# Lake Superior driftwood and gravel and red algae



## rpayer (Jun 9, 2008)

splashdancer said:


> Hello all, my first post. I've kept an aquarium for years now with mixed successes and failure with plants. I guess, from what I've read on this site over the last few days, I keep a low tech tank. I'm in the process of installing a new, bigger tank (90g) with peat, compost, substrate (soil master) with gravel on top.
> 
> I love my North Shore Lake Superior and use gravel from the beaches there (granite, gniess) and want to add a piece of large driftwood I brought home this past summer which I'll boil and fasten to a piece of slate to hold it down.
> 
> ...


I'd be careful with anything collected in the wild. I would definitely boil everything.
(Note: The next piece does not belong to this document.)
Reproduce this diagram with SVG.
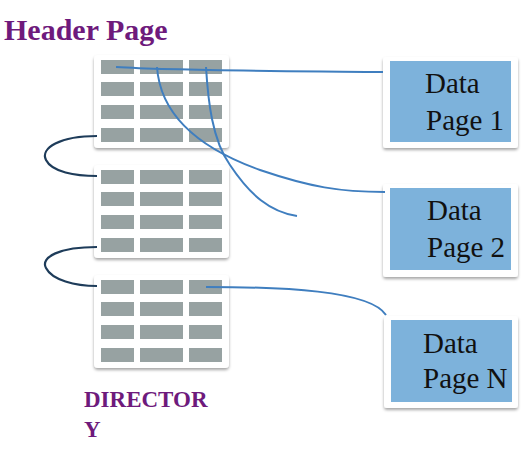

I would think your well water would be the problem...


----------



## wantsome (Sep 3, 2006)

I'm from michigan my dad lives in the upper peninsula along lake superior. Yeah I would defenetly have to say it's iron in the water. The sink, bath tub, everything at his house is stained from the iron.

The driftwood I'd have to say is ok I've seen the stuff before. Also thiers a possibility the gravel from the lake contains iron too. The red algae is probobly the result of rust from iron in the gravel. 
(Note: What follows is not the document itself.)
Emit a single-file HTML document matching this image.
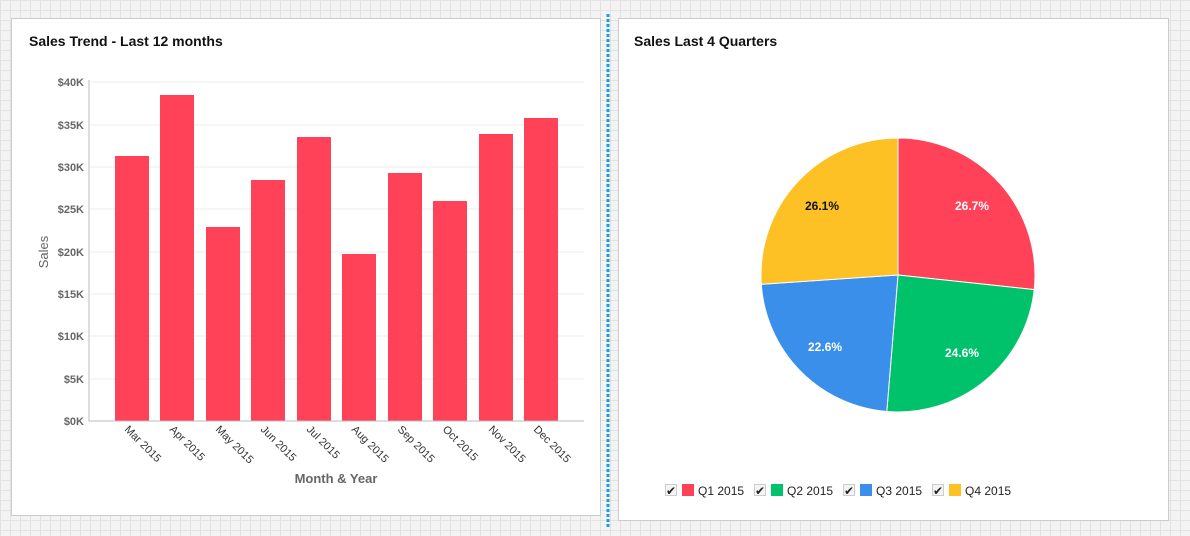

If it's been a long term problem for you try setting up two small aquariums. One aquascaped with lake superior stuff and one with aquarium goods from the store. That would be the only way to know for sure.

Heres another thing you can try to see if the gravel contains iron. Use a powerful magnet and see if it lifts any of the gravel. If it does thiers iron or other types of metals and it's no good. But it's not 100% because if the gravel contains iron or metals in the rock and the rock is heaveyer the magnet wont lift it. Also look for rust stains on the rocks.


----------



## redman88 (Dec 12, 2008)

wantsome said:


> Heres another thing you can try to see if the gravel contains iron. Use a powerful magnet and see if it lifts any of the gravel. If it does thiers iron or other types of metals and it's no good. But it's not 100% because if the gravel contains iron or metals in the rock and the rock is heaveyer the magnet wont lift it. Also look for rust stains on the rocks.


if you need a good magnet rip apart an old hard drive. go for one that is about 5 years old you could get 2 for one.


----------



## splashdancer (Dec 27, 2008)

redman88 said:


> if you need a good magnet rip apart an old hard drive. go for one that is about 5 years old you could get 2 for one.


So I tore apart my husband's old Klipsch speakers....not, just kidding but he did have a magnet from an old speaker. When I ran it through the gravel it did pick up some, especially the black stone.

Now as much as I love the colours in this beach gravel, I will not be using it this time around. Back to the store for something similar I hoping.

I'm also thinking of buying RO water to fill the tank. At some point I'm going to have to consider some kind of whole house water treatment other than just the softner we have now.

Thanks for the quick responses!


----------



## [email protected] (Jul 17, 2008)

You will probably better off mixing RO water with what ever you have. Soft isn't always best. A good Local Fish Shop or local fish breeder will be able to help you out. They already know the local water conditions and how to work with them. A general pet shop may not have the expertise. 

Locally bred fish will also be better adapted to the local water than fish grown in ponds in Florida. Good luck.


----------